Writing Forward suggests spending your National Grammar Day by looking up grammar tips, browsing themed e-cards or checking out some famous typos. 

"It should be a lighthearted day of exploring and learning," Mignon Fogarty, who wrote "Grammar Girl's Quick and Dirty Tips for Better Writing," told the Chicago Tribune in 2012. "It's a day to get everyone thinking about language and all its quirks and frustrations and fascinations."

On National Grammar Day 2016, check out a few of the internet's best language jokes, collected from Grammarly, GoodReads and Alpha Dictionary, the last of which includes phrases from Paul Ogden, Doris Britt and Reba Prater:

What’s another name for Santa’s elves? Subordinate Clauses.

To write with a broken pencil is pointless.

I tried to catch some fog. I mist.

“The rule is: Don’t use commas like a stupid person. I mean it.” ― Lynne Truss

A bicycle can't stand alone; it is two tired.

What do you call a dinosaur with an extensive vocabulary? A thesaurus.

“It's hard to take someone seriously when they leave you a note saying, 'Your ugly.' My ugly what?
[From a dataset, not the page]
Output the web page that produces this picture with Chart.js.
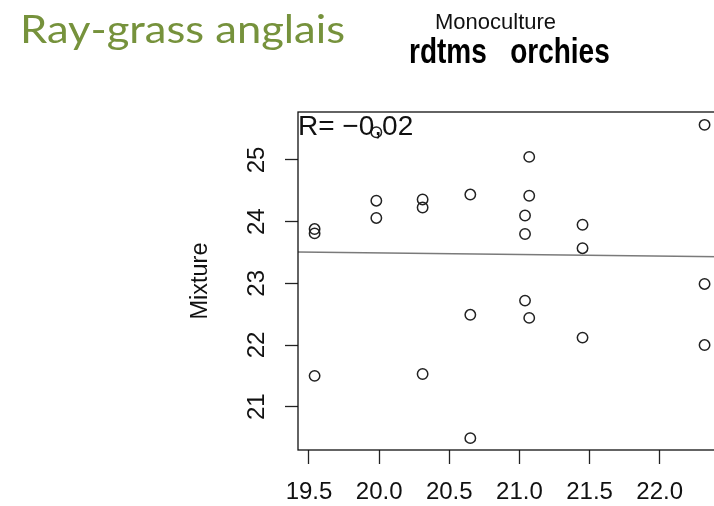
<!DOCTYPE html>
<html>
<head>
<meta charset="utf-8">
<title>Ray-grass anglais</title>
<script src="https://cdn.jsdelivr.net/npm/chart.js@4.4.0/dist/chart.umd.min.js"></script>
<style>
  html, body { margin: 0; padding: 0; background: #fff; overflow: hidden; }
  #wrap { position: relative; width: 730px; height: 506px; }
  #chart { position: absolute; left: 0; top: 0; }
  .hdr { position: absolute; white-space: pre; line-height: 1; }
  #title { left: 20px; top: 9px; font-family: Lato, sans-serif; font-size: 38px; color: #76923c;
           transform-origin: 0 0; }
  #mono { left: 435px; top: 11px; font-family: "Liberation Sans", Arial, sans-serif; font-size: 22px; color: #111; }
  #vars { left: 409px; top: 40px; font-family: "Liberation Sans", Arial, sans-serif; font-size: 28px; font-weight: bold; color: #000;
          transform: scaleY(1.25); transform-origin: 0 23.7px; }
</style>
</head>
<body>
<div id="wrap">
  <canvas id="chart" width="730" height="506"></canvas>
  <div class="hdr" id="title">Ray-grass anglais</div>
  <div class="hdr" id="mono">Monoculture</div>
  <div class="hdr" id="vars">rdtms   orchies</div>
</div>
<script>
// yield (rdtms) in monoculture vs in mixture, one point per plot
const monoculture = [
  19.54, 19.54, 19.54,
  19.98, 19.98, 19.98,
  20.31, 20.31, 20.31,
  20.65, 20.65, 20.65,
  21.04, 21.04, 21.04,
  21.07, 21.07, 21.07,
  21.45, 21.45, 21.45,
  22.32, 22.32, 22.32
];
const mixture = [
  23.88, 23.81, 21.50,
  25.45, 24.34, 24.06,
  24.36, 24.23, 21.53,
  24.44, 22.49, 20.49,
  24.10, 23.80, 22.72,
  25.05, 24.42, 22.44,
  23.95, 23.57, 22.12,
  25.57, 22.99, 22.00
];

// regression line (abline) ends
const fitX = [19.42, 22.43];
const fitY = [23.51, 23.43];

const xTicks = [19.5, 20.0, 20.5, 21.0, 21.5, 22.0];
const yTicks = [21, 22, 23, 24, 25];
const xRange = [19.4216, 22.43];
const yRange = [20.298, 25.778];

const rLabel = 'R= \u22120,02';

const FONT = '"Liberation Sans", Arial, sans-serif';

// the slide title is wider than Lato draws it, stretch it to the same width
const titleEl = document.getElementById('title');
titleEl.style.transform = 'scaleX(' + (325 / titleEl.getBoundingClientRect().width) + ')';

// R-style closed box + correlation text
const boxPlugin = {
  id: 'rbox',
  afterDatasetsDraw(chart) {
    const { ctx, chartArea: a } = chart;
    ctx.save();
    ctx.strokeStyle = '#111';
    ctx.lineWidth = 1.3;
    ctx.strokeRect(a.left, a.top, a.right - a.left, a.bottom - a.top);
    ctx.font = '28px ' + FONT;
    ctx.fillStyle = '#111';
    ctx.textBaseline = 'alphabetic';
    ctx.fillText(rLabel, a.left, a.top + 23);
    ctx.restore();
  }
};

const points = monoculture.map((x, i) => ({ x: x, y: mixture[i] }));
const fitLine = fitX.map((x, i) => ({ x: x, y: fitY[i] }));

new Chart(document.getElementById('chart'), {
  type: 'scatter',
  data: {
    datasets: [{
      data: points,
      pointStyle: 'circle',
      pointRadius: 5.2,
      pointBorderWidth: 1.5,
      pointBorderColor: '#222',
      pointBackgroundColor: 'rgba(0,0,0,0)',
      order: 1
    }, {
      type: 'line',
      data: fitLine,
      borderColor: '#7a7a7a',
      borderWidth: 1.5,
      pointRadius: 0,
      fill: false,
      order: 2
    }]
  },
  options: {
    responsive: false,
    animation: false,
    layout: { padding: { top: 112, right: 10, bottom: 0, left: 0 } },
    plugins: {
      legend: { display: false },
      tooltip: { enabled: false }
    },
    scales: {
      x: {
        type: 'linear',
        min: xRange[0],
        max: xRange[1],
        afterBuildTicks: s => { s.ticks = xTicks.map(v => ({ value: v })); },
        afterFit: s => { s.height = 56; },
        border: { display: false },
        grid: { drawOnChartArea: false, tickLength: 14, tickColor: '#222', tickWidth: 1.3 },
        ticks: {
          autoSkip: false, maxRotation: 0, minRotation: 0, padding: 14,
          color: '#111', font: { family: FONT, size: 24 },
          callback: v => v.toFixed(1)
        }
      },
      y: {
        min: yRange[0],
        max: yRange[1],
        afterBuildTicks: s => { s.ticks = yTicks.map(v => ({ value: v })); },
        afterFit: s => { s.width = 298; },
        border: { display: false },
        grid: { drawOnChartArea: false, tickLength: 13, tickColor: '#222', tickWidth: 1.3 },
        ticks: {
          autoSkip: false, minRotation: 90, maxRotation: 90, crossAlign: 'center', padding: 14,
          color: '#111', font: { family: FONT, size: 24 },
          callback: v => String(v)
        },
        title: {
          display: true, text: 'Mixture', color: '#111',
          font: { family: FONT, size: 23.5 },
          padding: { top: 186, bottom: 0 }
        }
      }
    }
  },
  plugins: [boxPlugin]
});
</script>
</body>
</html>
The idiot didn't even know the difference between your and you're.” ― Cara Lynn Shultz

A will is a dead giveaway.

“A synonym is a word you use when you can't spell the other one.” ― Baltasar Gracián

Sea captains don't like crew cuts.

Knock, knock.

(Who's there?)


(To who?)

To whom.

Two quotation marks "walk into" a bar.

Every time you make a typo, the errorists win.

What do you say when comforting a crying grammar fan? There, their, they’re.